Braverman out, (Lord) Cameron in – Daisy C
What a week! The conservative comedy of a plot continues…
The recent, significant shifts within the cabinet have certainly prompted an array of emotions from the British Public. Last Monday (13/11/23) Rishi sacked the Home Secretary, Suella Braverman. This decision was taken due to the public’s fundamental pressure for her departure. Her ‘inflammatory’ criticism of the Metropolitan Police and their handling of pro-Palestinian protests was the final straw for Sunak (or should I say ‘soon sacked’) and he threw her out.
But the gossip does not stop there, no. On that same day, good ol’ David Cameron is back on the scene, swapping in for James Cleverly who, intern, replaced Braverman as Home Secretary. What a story!
But let’s look at the background to the historical Monday that has just past…
Suella Braverman
This woman can and has been described as many things. Most of the public would agree with Labour member Jonathan Reynolds that ‘she should never have been appointed; to the role of Home Secretary in the first place. A British politician and barrister, she became Home Secretary in September 2022. When Liz Truss became prime minister, she resigned, criticising the government that it had ‘broken key pledges that were promised to voters’ and 6 days later, she was reappointed Home Secretary by Sunak. She is a Buddhist and a Brexiteer. But recently, she has become something more.
On October 3rd at the 2023 Conservative Party Conference, Braverman’s suggestions became bullyish, talking in length about immigration. Let me just mention that her parents emigrated to the UK from Kenya and Mauritius in the 1960s. So, Braverman states that migration is ‘one of the most powerful forces reshaping our word‘ and that a ‘wind of change’ carried her parents across. She says that ‘every human’ ‘has the right to aspire to a better life’; that this is ‘one of the cornerstones‘ of the Conservative’s philosophy. She asserts and reasserts that people should ‘dream’ of migration but that this will remain just a dream. She claims that the gentle ‘gust’ that carried her parents over is not the same as the ‘hurricane’ of migrants ‘that is coming’. Braverman ultimately concludes that these new batch of migrants are ‘uncontrolled and unmanageable‘, so, though they should aspire for a greater life, it is not going to happen. Whether it is bullying, I am not sure, but dangling this hope before migrants and then pulling it away so inhumanely is utterly disgraceful.
Braverman went on to say a speech that would become historical
Under the banner of diversity, equity, and inclusion, official policies have been embedded that distort the whole purpose of these institutions. Highly controversial ideas are presented to workforces and the public as if they are motherhood and apple pie.
Gender ideology.
White privilege.
Anti-British history.
The evidence demonstrates that if you don’t challenge this poison, things just get worse. Whole institutions become captured. And of course, as always happens when the left gets the upper hand, those who fail to conform are persecuted. Chased out of their jobs for saying that a man can’t be a woman. Scolded for rejecting that they are beneficiaries of institutional racism. Disciplined for using the wrong words. This Conservative government has begun the task of clearing out this pernicious nonsense.
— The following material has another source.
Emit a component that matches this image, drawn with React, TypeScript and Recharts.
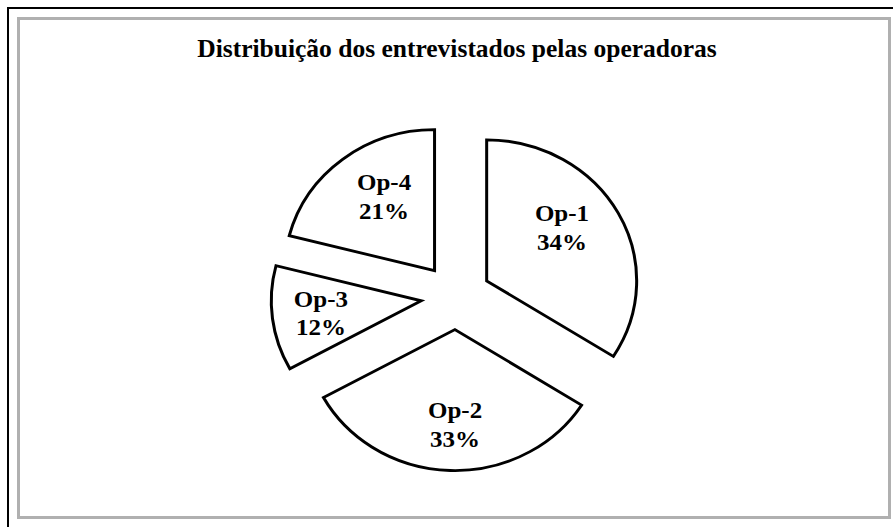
import React from 'react';
import { PieChart, Pie, Cell } from 'recharts';

const OPERATORS = ['Op-1', 'Op-2', 'Op-3', 'Op-4'];
const SHARES = [34, 33, 12, 21];

const TITLE = 'Distribuição dos entrevistados pelas operadoras';

// layout / style
const CX = 451;
const CY = 292;
const RADIUS = 150;
const SQUASH = 0.94; // the source picture is slightly stretched sideways
const EXPLODE = 35;
// label placement per slice: fraction of radius, angle nudge (deg)
const LABEL_POS = [0.607, 0.71, 0.68, 0.594];
const LABEL_TURN = [5.4, 1.9, 3, -3.3];
const SERIF = '"Liberation Serif", "Times New Roman", serif';

const data = OPERATORS.map((name, i) => ({ name, value: SHARES[i] }));
const total = SHARES.reduce((a, b) => a + b, 0);

// mid angle (degrees) for each slice, starting at 12 o'clock going clockwise
const midAngles = (() => {
  let acc = 0;
  return SHARES.map((v) => {
    const start = 90 - (360 * acc) / total;
    acc += v;
    return start - (180 * v) / total;
  });
})();

const RAD = Math.PI / 180;

const makeLabel = (k: number) => (props: any) => {
  const { cx, cy, midAngle, outerRadius, index, percent } = props;
  if (index !== k) return null;
  const r = outerRadius * LABEL_POS[k];
  const a = (midAngle + LABEL_TURN[k]) * RAD;
  const x = cx + r * Math.cos(-a);
  const y = cy + r * Math.sin(-a);
  return (
    <text
      x={x}
      y={y}
      textAnchor="middle"
      fontFamily={SERIF}
      fontWeight="bold"
      fontSize={25}
      fill="#000"
    >
      <tspan x={x} dy={-12}>{OPERATORS[index]}</tspan>
      <tspan x={x} dy={30}>{`${Math.round(percent * 100)}%`}</tspan>
    </text>
  );
};

export default function App() {
  return (
    <div
      style={{
        position: 'absolute',
        left: 0,
        top: 0,
        width: 893,
        height: 527,
        overflow: 'hidden',
        background: '#fff',
      }}
    >
      <div
        style={{
          position: 'absolute',
          left: 7,
          top: 7,
          width: 920,
          height: 560,
          border: '2px solid #000',
          boxSizing: 'border-box',
        }}
      />
      <div
        style={{
          position: 'absolute',
          left: 17,
          top: 17,
          width: 874,
          height: 502,
          border: '3px solid #b0b0b0',
          boxSizing: 'border-box',
        }}
      />
      <div
        style={{
          position: 'absolute',
          left: 0,
          top: 36,
          width: 914,
          textAlign: 'center',
          fontFamily: SERIF,
          fontWeight: 'bold',
          fontSize: 25.5,
          lineHeight: '25px',
          color: '#000',
          whiteSpace: 'nowrap',
        }}
      >
        {TITLE}
      </div>
      <div
        style={{
          position: 'absolute',
          left: 0,
          top: 0,
          transform: `scaleY(${SQUASH})`,
          transformOrigin: `0 ${CY}px`,
        }}
      >
        <PieChart width={893} height={527}>
          {OPERATORS.map((op, k) => (
            <Pie
              key={op}
              data={data}
              dataKey="value"
              nameKey="name"
              cx={CX + EXPLODE * Math.cos(midAngles[k] * RAD)}
              cy={CY - EXPLODE * Math.sin(midAngles[k] * RAD)}
              outerRadius={RADIUS}
              startAngle={90}
              endAngle={-270}
              isAnimationActive={false}
              labelLine={false}
              label={makeLabel(k)}
            >
              {data.map((d, i) => (
                <Cell
                  key={d.name}
                  fill={i === k ? '#fff' : 'none'}
                  stroke={i === k ? '#000' : 'none'}
                  strokeWidth={3}
                />
              ))}
            </Pie>
          ))}
        </PieChart>
      </div>
    </div>
  );
}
In the last few weeks, she has called homelessness a ‘lifestyle choice‘ and accused the Metropolitan Police were being too lenient with the pro-Palestinian protests. So, it came with no surprise and much approval that she was fired on Monday.
David Cameron
After Braverman got fired, Sunak had to do some ‘reshuffling‘ and, from this mix-up, he picked up a loose old card. Though the big story would have been how Braverman had been sacked by the government, Cameron’s appointment has ‘eclipsed; that story.
Mr Cameron retired from politics after his hopes to unite his party resulted in the mess that has been Brexit. It all started in February 2016 when Cameron announced, ‘the choice is in your hands but I believe that Britain will be better, safer and stronger in a reformed European Union.’ That went to plan, didn’t it? On 23rd June, Brexit was announced and Cameron promptly realised that that was his queue to leave.
Since then, the ex-prime minister has been a chairman of the National Citizen Service Patrons, the president of Alzheimer’s Research UK and has had rules within businesses such as a consultant to the US biotech company and a financial services provider of the First Data Corporation. And though he has criticised many things that the Conservative party have done since his resignation such as appointing Suella Braverman and scrapping the HS2 high-speed rail line, when he was asked to become Foreign Minister, he decided to accept.
Though he has criticised recent actions, he said that he believes Rishi is a ‘good prime minister doing a difficult at a hard time.’ Many have celebrated this change, as Cameron has much political experience under his belt and this could provide as useful for the Conservative Party.
However, the Labour Party had other ideas about Cameron’s return. After Sunak recently stressed the importance of a new path, recycling previous politicians is arguably the opposite of change. They have said that the conservative party is clearly ‘running out of steam.’ Furthermore, Cameron does not actually have a seat in the House of Commons so, to be Foreign Secretary, Sunak had to appoint him to the House of Lords. Thus, there is a significant discussion about whether this serious election that has skipped the fundamental steps to power is at all just.